Mr. Atwood is an unindicted co-conspirator in the Jacobs investigation. His case is pending.
Mr. Jacobs said this week that, on the advice of his attorney, he will not name names of NFL players to whom he sold steroids. He also says he didn't name names to investigators. He didn't have to, he says, because investigators tracking his enterprise had ample documentation of who his clients were by the time he was questioned.
He said that pro football is rife with drug use.
"If people can't see what's obvious in front of them when they watch pro football, then one should never underestimate the power of denial."

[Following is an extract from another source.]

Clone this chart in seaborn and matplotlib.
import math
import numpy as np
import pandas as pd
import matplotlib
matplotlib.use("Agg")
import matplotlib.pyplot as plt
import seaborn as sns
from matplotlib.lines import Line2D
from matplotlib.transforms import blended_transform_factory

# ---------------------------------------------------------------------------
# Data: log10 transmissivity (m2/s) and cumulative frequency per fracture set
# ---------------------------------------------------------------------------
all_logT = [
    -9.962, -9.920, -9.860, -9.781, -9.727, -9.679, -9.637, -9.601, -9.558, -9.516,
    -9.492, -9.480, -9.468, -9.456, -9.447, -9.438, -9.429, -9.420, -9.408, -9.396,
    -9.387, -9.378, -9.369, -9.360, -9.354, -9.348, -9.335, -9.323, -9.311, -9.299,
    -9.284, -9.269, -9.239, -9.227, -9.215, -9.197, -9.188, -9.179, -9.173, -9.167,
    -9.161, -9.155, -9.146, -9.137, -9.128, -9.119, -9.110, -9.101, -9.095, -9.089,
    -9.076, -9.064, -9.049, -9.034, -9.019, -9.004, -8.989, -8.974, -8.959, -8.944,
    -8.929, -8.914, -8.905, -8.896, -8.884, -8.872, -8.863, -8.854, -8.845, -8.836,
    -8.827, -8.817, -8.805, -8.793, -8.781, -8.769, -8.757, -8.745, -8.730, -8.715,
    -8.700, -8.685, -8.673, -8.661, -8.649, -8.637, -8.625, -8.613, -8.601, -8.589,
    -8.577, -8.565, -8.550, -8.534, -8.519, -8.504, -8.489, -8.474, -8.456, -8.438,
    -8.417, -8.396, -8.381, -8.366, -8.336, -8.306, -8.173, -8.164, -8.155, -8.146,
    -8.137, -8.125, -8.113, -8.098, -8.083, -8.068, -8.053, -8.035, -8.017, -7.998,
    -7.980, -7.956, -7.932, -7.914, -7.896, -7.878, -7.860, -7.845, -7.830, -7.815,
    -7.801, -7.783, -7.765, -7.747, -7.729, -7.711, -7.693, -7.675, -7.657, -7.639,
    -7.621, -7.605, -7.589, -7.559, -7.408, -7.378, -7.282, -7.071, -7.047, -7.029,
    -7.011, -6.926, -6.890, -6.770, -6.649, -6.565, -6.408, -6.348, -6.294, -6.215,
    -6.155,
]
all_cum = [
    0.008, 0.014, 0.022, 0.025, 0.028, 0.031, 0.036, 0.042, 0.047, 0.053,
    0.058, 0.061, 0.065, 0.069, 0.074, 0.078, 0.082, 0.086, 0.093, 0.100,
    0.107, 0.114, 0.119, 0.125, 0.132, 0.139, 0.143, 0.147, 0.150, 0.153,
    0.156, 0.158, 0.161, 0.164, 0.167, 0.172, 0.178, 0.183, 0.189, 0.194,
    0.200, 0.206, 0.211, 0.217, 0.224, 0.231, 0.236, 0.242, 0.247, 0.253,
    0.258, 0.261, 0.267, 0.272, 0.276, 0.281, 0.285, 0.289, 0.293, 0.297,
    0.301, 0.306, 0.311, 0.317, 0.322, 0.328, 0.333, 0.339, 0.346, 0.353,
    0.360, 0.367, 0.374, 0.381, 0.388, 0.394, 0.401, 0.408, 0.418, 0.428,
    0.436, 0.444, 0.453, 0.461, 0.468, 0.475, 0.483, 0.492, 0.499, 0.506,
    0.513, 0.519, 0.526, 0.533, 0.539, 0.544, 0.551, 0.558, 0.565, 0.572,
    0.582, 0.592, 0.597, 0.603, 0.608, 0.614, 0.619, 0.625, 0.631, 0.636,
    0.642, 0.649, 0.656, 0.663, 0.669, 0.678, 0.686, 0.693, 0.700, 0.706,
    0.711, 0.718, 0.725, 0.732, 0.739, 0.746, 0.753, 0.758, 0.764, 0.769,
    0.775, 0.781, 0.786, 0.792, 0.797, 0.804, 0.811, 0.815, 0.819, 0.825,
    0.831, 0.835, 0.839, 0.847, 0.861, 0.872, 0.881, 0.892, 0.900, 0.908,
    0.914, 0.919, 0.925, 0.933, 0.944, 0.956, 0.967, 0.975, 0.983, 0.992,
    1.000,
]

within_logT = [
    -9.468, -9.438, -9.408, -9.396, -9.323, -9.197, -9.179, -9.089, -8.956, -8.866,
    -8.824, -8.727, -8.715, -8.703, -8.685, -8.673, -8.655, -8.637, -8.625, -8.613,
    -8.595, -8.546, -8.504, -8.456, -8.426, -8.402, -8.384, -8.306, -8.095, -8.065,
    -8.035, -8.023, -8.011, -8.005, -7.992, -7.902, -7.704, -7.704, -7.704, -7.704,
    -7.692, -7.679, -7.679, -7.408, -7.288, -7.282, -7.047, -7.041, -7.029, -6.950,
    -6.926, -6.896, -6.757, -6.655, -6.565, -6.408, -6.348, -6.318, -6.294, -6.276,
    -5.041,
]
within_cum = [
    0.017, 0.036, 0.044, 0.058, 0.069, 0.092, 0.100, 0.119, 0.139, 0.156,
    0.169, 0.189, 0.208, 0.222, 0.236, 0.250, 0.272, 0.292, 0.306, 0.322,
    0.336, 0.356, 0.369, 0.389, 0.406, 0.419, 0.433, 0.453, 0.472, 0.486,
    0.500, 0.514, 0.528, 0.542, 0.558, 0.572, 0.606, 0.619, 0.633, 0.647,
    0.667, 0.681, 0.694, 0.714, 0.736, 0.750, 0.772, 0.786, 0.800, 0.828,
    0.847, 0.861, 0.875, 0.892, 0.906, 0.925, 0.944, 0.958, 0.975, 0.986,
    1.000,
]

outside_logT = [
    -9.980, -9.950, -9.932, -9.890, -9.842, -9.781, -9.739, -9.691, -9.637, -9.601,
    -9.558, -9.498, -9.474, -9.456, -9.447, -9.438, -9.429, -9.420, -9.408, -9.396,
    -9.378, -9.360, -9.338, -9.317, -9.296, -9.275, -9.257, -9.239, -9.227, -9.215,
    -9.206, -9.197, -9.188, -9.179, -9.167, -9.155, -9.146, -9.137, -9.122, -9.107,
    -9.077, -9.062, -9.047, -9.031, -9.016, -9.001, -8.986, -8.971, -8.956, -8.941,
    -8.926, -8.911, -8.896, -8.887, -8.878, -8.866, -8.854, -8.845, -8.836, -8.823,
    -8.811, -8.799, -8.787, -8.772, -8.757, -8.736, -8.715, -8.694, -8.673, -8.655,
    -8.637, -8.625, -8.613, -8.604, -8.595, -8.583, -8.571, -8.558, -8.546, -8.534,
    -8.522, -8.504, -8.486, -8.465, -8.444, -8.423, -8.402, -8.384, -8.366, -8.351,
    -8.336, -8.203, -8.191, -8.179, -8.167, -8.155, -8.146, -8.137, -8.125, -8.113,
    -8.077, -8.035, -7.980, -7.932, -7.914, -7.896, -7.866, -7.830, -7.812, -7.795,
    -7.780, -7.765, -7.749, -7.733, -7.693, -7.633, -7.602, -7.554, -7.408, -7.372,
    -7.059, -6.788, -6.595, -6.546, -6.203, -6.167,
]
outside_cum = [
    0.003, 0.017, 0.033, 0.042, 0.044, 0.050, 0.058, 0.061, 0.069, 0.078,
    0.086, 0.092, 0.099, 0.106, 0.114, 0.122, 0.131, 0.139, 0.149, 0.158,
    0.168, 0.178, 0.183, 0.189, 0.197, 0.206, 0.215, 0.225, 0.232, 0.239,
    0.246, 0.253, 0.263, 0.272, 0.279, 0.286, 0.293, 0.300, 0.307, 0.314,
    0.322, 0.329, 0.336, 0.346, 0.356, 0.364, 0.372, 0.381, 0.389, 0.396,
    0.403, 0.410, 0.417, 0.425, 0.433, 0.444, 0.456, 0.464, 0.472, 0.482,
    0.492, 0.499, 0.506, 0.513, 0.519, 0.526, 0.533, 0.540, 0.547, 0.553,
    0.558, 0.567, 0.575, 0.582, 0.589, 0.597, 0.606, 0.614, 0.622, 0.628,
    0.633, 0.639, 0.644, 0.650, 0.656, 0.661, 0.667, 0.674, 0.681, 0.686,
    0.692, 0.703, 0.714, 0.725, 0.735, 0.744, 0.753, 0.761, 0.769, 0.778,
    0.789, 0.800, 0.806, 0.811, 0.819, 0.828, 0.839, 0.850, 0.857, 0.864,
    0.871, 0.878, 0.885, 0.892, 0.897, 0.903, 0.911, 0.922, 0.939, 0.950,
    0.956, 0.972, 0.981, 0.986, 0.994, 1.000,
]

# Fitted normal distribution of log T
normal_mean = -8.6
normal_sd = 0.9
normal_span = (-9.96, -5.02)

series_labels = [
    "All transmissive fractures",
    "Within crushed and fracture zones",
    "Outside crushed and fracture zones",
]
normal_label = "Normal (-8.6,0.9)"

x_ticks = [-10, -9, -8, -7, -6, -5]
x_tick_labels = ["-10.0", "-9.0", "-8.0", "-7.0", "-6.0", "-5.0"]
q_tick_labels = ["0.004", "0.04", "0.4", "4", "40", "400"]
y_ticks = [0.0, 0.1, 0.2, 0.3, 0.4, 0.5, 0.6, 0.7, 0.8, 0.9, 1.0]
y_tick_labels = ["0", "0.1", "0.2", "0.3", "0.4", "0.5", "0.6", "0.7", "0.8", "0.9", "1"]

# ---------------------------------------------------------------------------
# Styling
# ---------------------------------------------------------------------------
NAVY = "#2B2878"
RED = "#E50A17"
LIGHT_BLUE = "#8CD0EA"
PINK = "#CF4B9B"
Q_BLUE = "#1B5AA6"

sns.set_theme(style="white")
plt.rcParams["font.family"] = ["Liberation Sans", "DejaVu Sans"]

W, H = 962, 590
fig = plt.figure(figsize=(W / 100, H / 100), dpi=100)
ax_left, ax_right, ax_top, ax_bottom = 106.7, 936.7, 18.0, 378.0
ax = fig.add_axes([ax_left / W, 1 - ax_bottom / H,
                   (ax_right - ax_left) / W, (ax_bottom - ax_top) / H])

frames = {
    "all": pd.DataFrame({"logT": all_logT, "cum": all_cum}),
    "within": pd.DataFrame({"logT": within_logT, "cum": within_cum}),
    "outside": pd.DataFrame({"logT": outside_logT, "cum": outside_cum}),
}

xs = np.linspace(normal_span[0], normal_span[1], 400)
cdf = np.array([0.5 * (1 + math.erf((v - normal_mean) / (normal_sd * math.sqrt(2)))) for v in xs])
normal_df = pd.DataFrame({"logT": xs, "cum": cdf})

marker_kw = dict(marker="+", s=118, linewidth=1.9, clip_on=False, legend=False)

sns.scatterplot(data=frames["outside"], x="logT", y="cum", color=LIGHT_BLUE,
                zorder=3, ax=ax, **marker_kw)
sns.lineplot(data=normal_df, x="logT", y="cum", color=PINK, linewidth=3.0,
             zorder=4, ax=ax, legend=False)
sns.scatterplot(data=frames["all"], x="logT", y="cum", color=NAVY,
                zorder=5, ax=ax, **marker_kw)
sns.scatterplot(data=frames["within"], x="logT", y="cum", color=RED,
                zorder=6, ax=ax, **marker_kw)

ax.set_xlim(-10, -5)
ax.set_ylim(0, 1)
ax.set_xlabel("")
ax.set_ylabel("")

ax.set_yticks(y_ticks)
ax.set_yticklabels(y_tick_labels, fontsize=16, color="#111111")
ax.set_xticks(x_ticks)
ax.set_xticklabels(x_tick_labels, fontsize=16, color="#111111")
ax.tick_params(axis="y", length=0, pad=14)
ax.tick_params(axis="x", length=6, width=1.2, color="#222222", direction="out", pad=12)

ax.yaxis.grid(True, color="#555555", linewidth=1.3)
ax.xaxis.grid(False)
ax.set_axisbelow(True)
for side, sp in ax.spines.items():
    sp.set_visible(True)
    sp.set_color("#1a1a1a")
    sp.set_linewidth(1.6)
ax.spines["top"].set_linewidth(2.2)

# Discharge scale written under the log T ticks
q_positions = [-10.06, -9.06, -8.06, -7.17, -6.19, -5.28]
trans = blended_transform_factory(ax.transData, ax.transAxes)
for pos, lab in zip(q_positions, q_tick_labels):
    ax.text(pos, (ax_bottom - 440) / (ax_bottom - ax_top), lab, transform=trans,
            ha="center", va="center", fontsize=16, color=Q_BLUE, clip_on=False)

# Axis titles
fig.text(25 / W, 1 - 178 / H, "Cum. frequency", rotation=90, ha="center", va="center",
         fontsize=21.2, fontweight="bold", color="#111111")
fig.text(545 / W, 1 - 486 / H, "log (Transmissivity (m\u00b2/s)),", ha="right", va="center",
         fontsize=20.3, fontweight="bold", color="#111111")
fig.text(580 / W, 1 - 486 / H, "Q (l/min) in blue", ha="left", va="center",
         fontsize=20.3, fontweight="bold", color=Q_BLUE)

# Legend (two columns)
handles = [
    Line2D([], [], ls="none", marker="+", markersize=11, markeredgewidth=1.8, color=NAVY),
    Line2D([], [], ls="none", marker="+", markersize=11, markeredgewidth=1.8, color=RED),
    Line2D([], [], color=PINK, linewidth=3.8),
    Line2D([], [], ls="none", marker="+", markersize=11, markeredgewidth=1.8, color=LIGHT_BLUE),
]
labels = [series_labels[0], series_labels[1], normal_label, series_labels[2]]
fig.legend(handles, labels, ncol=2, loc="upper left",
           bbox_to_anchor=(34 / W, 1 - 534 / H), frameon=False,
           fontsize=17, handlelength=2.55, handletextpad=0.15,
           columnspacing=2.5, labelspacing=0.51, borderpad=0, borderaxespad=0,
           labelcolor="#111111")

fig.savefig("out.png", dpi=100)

Brian Dobson, owner of Arlington's MetroFlex gym, which produced eight-time Mr. Olympia Ronnie Coleman and where Mr. Jacobs used to train with other bodybuilding friends, said that since his bust, Mr. Jacobs has been ostracized by the bodybuilding community he once serviced.
"A lot of people hate him," Mr. Dobson said. "To a lot of the other guys who were his buddies, once he got caught, he became the black plague."
He said that although he doesn't allow them in his gym, he has seen the benefits of steroid use in athletes he's trained.
"I've seen thousands of people take steroids, and I haven't seen anybody kill over it. Most all the guys making it to the top ranks in the contact sports have taken steroids at some point. But not when it's testing time."